== MATERIAL PROVIDED ==
• • • •
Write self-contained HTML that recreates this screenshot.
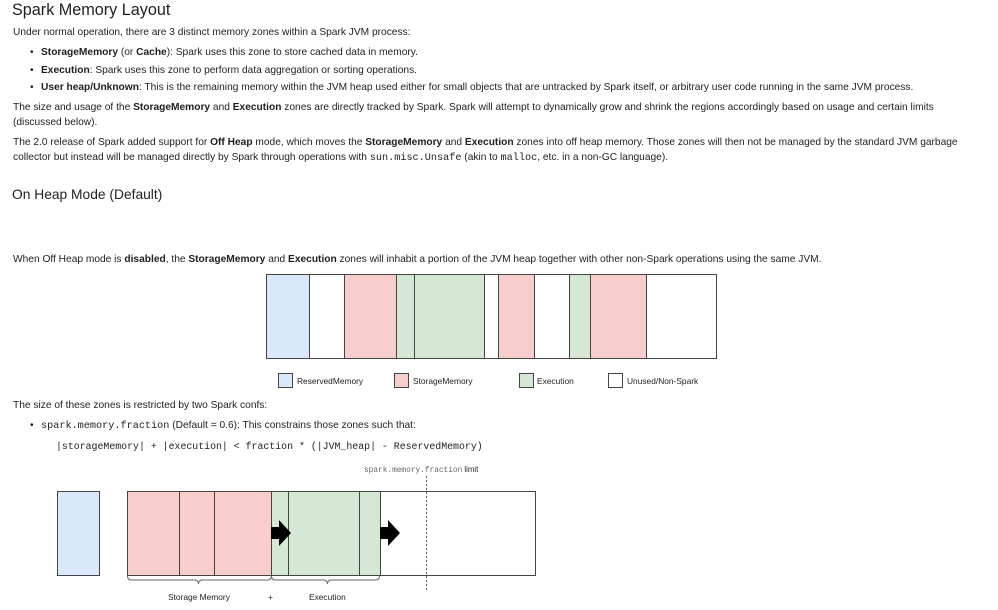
<!DOCTYPE html>
<html><head><style>
body{margin:0;width:998px;height:610px;background:#fff;position:relative;overflow:hidden;font-family:"Liberation Sans",sans-serif;color:#1f1f1f}
.t{position:absolute;white-space:nowrap;font-size:10.2px;line-height:14px}
.m{font-family:"Liberation Mono",monospace}
b{font-weight:bold}
.bul:before{content:"•";position:absolute;left:-11px}
svg{position:absolute;left:0;top:0}
</style></head><body>
<div class="t" style="left:12px;top:-1px;font-size:16.2px;line-height:22px">Spark Memory Layout</div>
<div class="t" style="left:13px;top:26px">Under normal operation, there are 3 distinct memory zones within a Spark JVM process:</div>
<div class="t bul" style="left:41px;top:46px"><b>StorageMemory</b> (or <b>Cache</b>): Spark uses this zone to store cached data in memory.</div>
<div class="t bul" style="left:41px;top:64px"><b>Execution</b>: Spark uses this zone to perform data aggregation or sorting operations.</div>
<div class="t bul" style="left:41px;top:81px"><b>User heap/Unknown</b>: This is the remaining memory within the JVM heap used either for small objects that are untracked by Spark itself, or arbitrary user code running in the same JVM process.</div>
<div class="t" style="left:13px;top:101px">The size and usage of the <b>StorageMemory</b> and <b>Execution</b> zones are directly tracked by Spark. Spark will attempt to dynamically grow and shrink the regions accordingly based on usage and certain limits</div>
<div class="t" style="left:13px;top:116px">(discussed below).</div>
<div class="t" style="left:13px;top:136px">The 2.0 release of Spark added support for <b>Off Heap</b> mode, which moves the <b>StorageMemory</b> and <b>Execution</b> zones into off heap memory. Those zones will then not be managed by the standard JVM garbage</div>
<div class="t" style="left:13px;top:151px">collector but instead will be managed directly by Spark through operations with <span class="m">sun.misc.Unsafe</span> (akin to <span class="m">malloc</span>, etc. in a non-GC language).</div>
<div class="t" style="left:12px;top:186px;font-size:13.8px;line-height:18px">On Heap Mode (Default)</div>
<div class="t" style="left:13px;top:253px">When Off Heap mode is <b>disabled</b>, the <b>StorageMemory</b> and <b>Execution</b> zones will inhabit a portion of the JVM heap together with other non-Spark operations using the same JVM.</div>
<div class="t" style="left:297px;top:374px;font-size:8.4px">ReservedMemory</div>
<div class="t" style="left:413px;top:374px;font-size:8.4px">StorageMemory</div>
<div class="t" style="left:537px;top:374px;font-size:8.4px">Execution</div>
<div class="t" style="left:627px;top:374px;font-size:8.4px">Unused/Non-Spark</div>
<div class="t" style="left:13px;top:399px">The size of these zones is restricted by two Spark confs:</div>
<div class="t bul" style="left:41px;top:419px"><span class="m">spark.memory.fraction</span> (Default = 0.6): This constrains those zones such that:</div>
<div class="t m" style="left:56px;top:440px;font-size:9.9px">|storageMemory| + |execution| &lt; fraction * (|JVM_heap| - ReservedMemory)</div>
<div class="t" style="left:364px;top:463px;font-size:7.8px"><span class="m" style="color:#666">spark.memory.fraction</span> limit</div>
<div class="t" style="left:168px;top:590px;font-size:8.4px">Storage Memory</div>
<div class="t" style="left:268px;top:590px;font-size:8.4px">+</div>
<div class="t" style="left:309px;top:590px;font-size:8.4px">Execution</div>
<svg width="998" height="610">
<g stroke="#444" stroke-width="1">
<rect x="266.5" y="274.5" width="43" height="84" fill="#dae8fc"/>
<rect x="309.5" y="274.5" width="35" height="84" fill="#fff"/>
<rect x="344.5" y="274.5" width="52" height="84" fill="#f8cecc"/>
<rect x="396.5" y="274.5" width="18" height="84" fill="#d5e8d4"/>
<rect x="414.5" y="274.5" width="70" height="84" fill="#d5e8d4"/>
<rect x="484.5" y="274.5" width="14" height="84" fill="#fff"/>
<rect x="498.5" y="274.5" width="36" height="84" fill="#f8cecc"/>
<rect x="534.5" y="274.5" width="35" height="84" fill="#fff"/>
<rect x="569.5" y="274.5" width="21" height="84" fill="#d5e8d4"/>
<rect x="590.5" y="274.5" width="56" height="84" fill="#f8cecc"/>
<rect x="646.5" y="274.5" width="70" height="84" fill="#fff"/>
<rect x="278.5" y="373.5" width="14" height="14" fill="#dae8fc"/>
<rect x="394.5" y="373.5" width="14" height="14" fill="#f8cecc"/>
<rect x="519.5" y="373.5" width="14" height="14" fill="#d5e8d4"/>
<rect x="608.5" y="373.5" width="14" height="14" fill="#fff"/>
<rect x="57.5" y="491.5" width="42" height="84" fill="#dae8fc"/>
<rect x="127.5" y="491.5" width="408" height="84" fill="#fff"/>
<rect x="127.5" y="491.5" width="52" height="84" fill="#f8cecc"/>
<rect x="179.5" y="491.5" width="35" height="84" fill="#f8cecc"/>
<rect x="214.5" y="491.5" width="57" height="84" fill="#f8cecc"/>
<rect x="271.5" y="491.5" width="17" height="84" fill="#d5e8d4"/>
<rect x="288.5" y="491.5" width="71" height="84" fill="#d5e8d4"/>
<rect x="359.5" y="491.5" width="21" height="84" fill="#d5e8d4"/>
</g>
<line x1="426.5" y1="476" x2="426.5" y2="590" stroke="#666" stroke-dasharray="2,2"/>
<g fill="none" stroke="#666">
<path d="M127.5 576 q0 4 4 4 h63 q4 0 4 4 q0 -4 4 -4 h65 q4 0 4 -4"/>
<path d="M271.5 576 q0 4 4 4 h48 q4 0 4 4 q0 -4 4 -4 h44 q4 0 4 -4"/>
</g>
<path d="M271 527 h8 v-7 l12 13 l-12 13 v-7 h-8z" fill="#000"/>
<path d="M380 527 h8 v-7 l12 13 l-12 13 v-7 h-8z" fill="#000"/>
</svg>
</body></html>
• • • •
== THE PROBLEM ==
Reproduce each line word for word and drop the pictures.

== FINISHED TASK ==
Write self-contained HTML that recreates this screenshot.
<!DOCTYPE html>
<html><head><style>
body{margin:0;width:998px;height:610px;background:#fff;position:relative;overflow:hidden;font-family:"Liberation Sans",sans-serif;color:#1f1f1f}
.t{position:absolute;white-space:nowrap;font-size:10.2px;line-height:14px}
.m{font-family:"Liberation Mono",monospace}
b{font-weight:bold}
.bul:before{content:"•";position:absolute;left:-11px}
svg{position:absolute;left:0;top:0}
</style></head><body>
<div class="t" style="left:12px;top:-1px;font-size:16.2px;line-height:22px">Spark Memory Layout</div>
<div class="t" style="left:13px;top:26px">Under normal operation, there are 3 distinct memory zones within a Spark JVM process:</div>
<div class="t bul" style="left:41px;top:46px"><b>StorageMemory</b> (or <b>Cache</b>): Spark uses this zone to store cached data in memory.</div>
<div class="t bul" style="left:41px;top:64px"><b>Execution</b>: Spark uses this zone to perform data aggregation or sorting operations.</div>
<div class="t bul" style="left:41px;top:81px"><b>User heap/Unknown</b>: This is the remaining memory within the JVM heap used either for small objects that are untracked by Spark itself, or arbitrary user code running in the same JVM process.</div>
<div class="t" style="left:13px;top:101px">The size and usage of the <b>StorageMemory</b> and <b>Execution</b> zones are directly tracked by Spark. Spark will attempt to dynamically grow and shrink the regions accordingly based on usage and certain limits</div>
<div class="t" style="left:13px;top:116px">(discussed below).</div>
<div class="t" style="left:13px;top:136px">The 2.0 release of Spark added support for <b>Off Heap</b> mode, which moves the <b>StorageMemory</b> and <b>Execution</b> zones into off heap memory. Those zones will then not be managed by the standard JVM garbage</div>
<div class="t" style="left:13px;top:151px">collector but instead will be managed directly by Spark through operations with <span class="m">sun.misc.Unsafe</span> (akin to <span class="m">malloc</span>, etc. in a non-GC language).</div>
<div class="t" style="left:12px;top:186px;font-size:13.8px;line-height:18px">On Heap Mode (Default)</div>
<div class="t" style="left:13px;top:253px">When Off Heap mode is <b>disabled</b>, the <b>StorageMemory</b> and <b>Execution</b> zones will inhabit a portion of the JVM heap together with other non-Spark operations using the same JVM.</div>
<div class="t" style="left:297px;top:374px;font-size:8.4px">ReservedMemory</div>
<div class="t" style="left:413px;top:374px;font-size:8.4px">StorageMemory</div>
<div class="t" style="left:537px;top:374px;font-size:8.4px">Execution</div>
<div class="t" style="left:627px;top:374px;font-size:8.4px">Unused/Non-Spark</div>
<div class="t" style="left:13px;top:399px">The size of these zones is restricted by two Spark confs:</div>
<div class="t bul" style="left:41px;top:419px"><span class="m">spark.memory.fraction</span> (Default = 0.6): This constrains those zones such that:</div>
<div class="t m" style="left:56px;top:440px;font-size:9.9px">|storageMemory| + |execution| &lt; fraction * (|JVM_heap| - ReservedMemory)</div>
<div class="t" style="left:364px;top:463px;font-size:7.8px"><span class="m" style="color:#666">spark.memory.fraction</span> limit</div>
<div class="t" style="left:168px;top:590px;font-size:8.4px">Storage Memory</div>
<div class="t" style="left:268px;top:590px;font-size:8.4px">+</div>
<div class="t" style="left:309px;top:590px;font-size:8.4px">Execution</div>
<svg width="998" height="610">
<g stroke="#444" stroke-width="1">
<rect x="266.5" y="274.5" width="43" height="84" fill="#dae8fc"/>
<rect x="309.5" y="274.5" width="35" height="84" fill="#fff"/>
<rect x="344.5" y="274.5" width="52" height="84" fill="#f8cecc"/>
<rect x="396.5" y="274.5" width="18" height="84" fill="#d5e8d4"/>
<rect x="414.5" y="274.5" width="70" height="84" fill="#d5e8d4"/>
<rect x="484.5" y="274.5" width="14" height="84" fill="#fff"/>
<rect x="498.5" y="274.5" width="36" height="84" fill="#f8cecc"/>
<rect x="534.5" y="274.5" width="35" height="84" fill="#fff"/>
<rect x="569.5" y="274.5" width="21" height="84" fill="#d5e8d4"/>
<rect x="590.5" y="274.5" width="56" height="84" fill="#f8cecc"/>
<rect x="646.5" y="274.5" width="70" height="84" fill="#fff"/>
<rect x="278.5" y="373.5" width="14" height="14" fill="#dae8fc"/>
<rect x="394.5" y="373.5" width="14" height="14" fill="#f8cecc"/>
<rect x="519.5" y="373.5" width="14" height="14" fill="#d5e8d4"/>
<rect x="608.5" y="373.5" width="14" height="14" fill="#fff"/>
<rect x="57.5" y="491.5" width="42" height="84" fill="#dae8fc"/>
<rect x="127.5" y="491.5" width="408" height="84" fill="#fff"/>
<rect x="127.5" y="491.5" width="52" height="84" fill="#f8cecc"/>
<rect x="179.5" y="491.5" width="35" height="84" fill="#f8cecc"/>
<rect x="214.5" y="491.5" width="57" height="84" fill="#f8cecc"/>
<rect x="271.5" y="491.5" width="17" height="84" fill="#d5e8d4"/>
<rect x="288.5" y="491.5" width="71" height="84" fill="#d5e8d4"/>
<rect x="359.5" y="491.5" width="21" height="84" fill="#d5e8d4"/>
</g>
<line x1="426.5" y1="476" x2="426.5" y2="590" stroke="#666" stroke-dasharray="2,2"/>
<g fill="none" stroke="#666">
<path d="M127.5 576 q0 4 4 4 h63 q4 0 4 4 q0 -4 4 -4 h65 q4 0 4 -4"/>
<path d="M271.5 576 q0 4 4 4 h48 q4 0 4 4 q0 -4 4 -4 h44 q4 0 4 -4"/>
</g>
<path d="M271 527 h8 v-7 l12 13 l-12 13 v-7 h-8z" fill="#000"/>
<path d="M380 527 h8 v-7 l12 13 l-12 13 v-7 h-8z" fill="#000"/>
</svg>
</body></html>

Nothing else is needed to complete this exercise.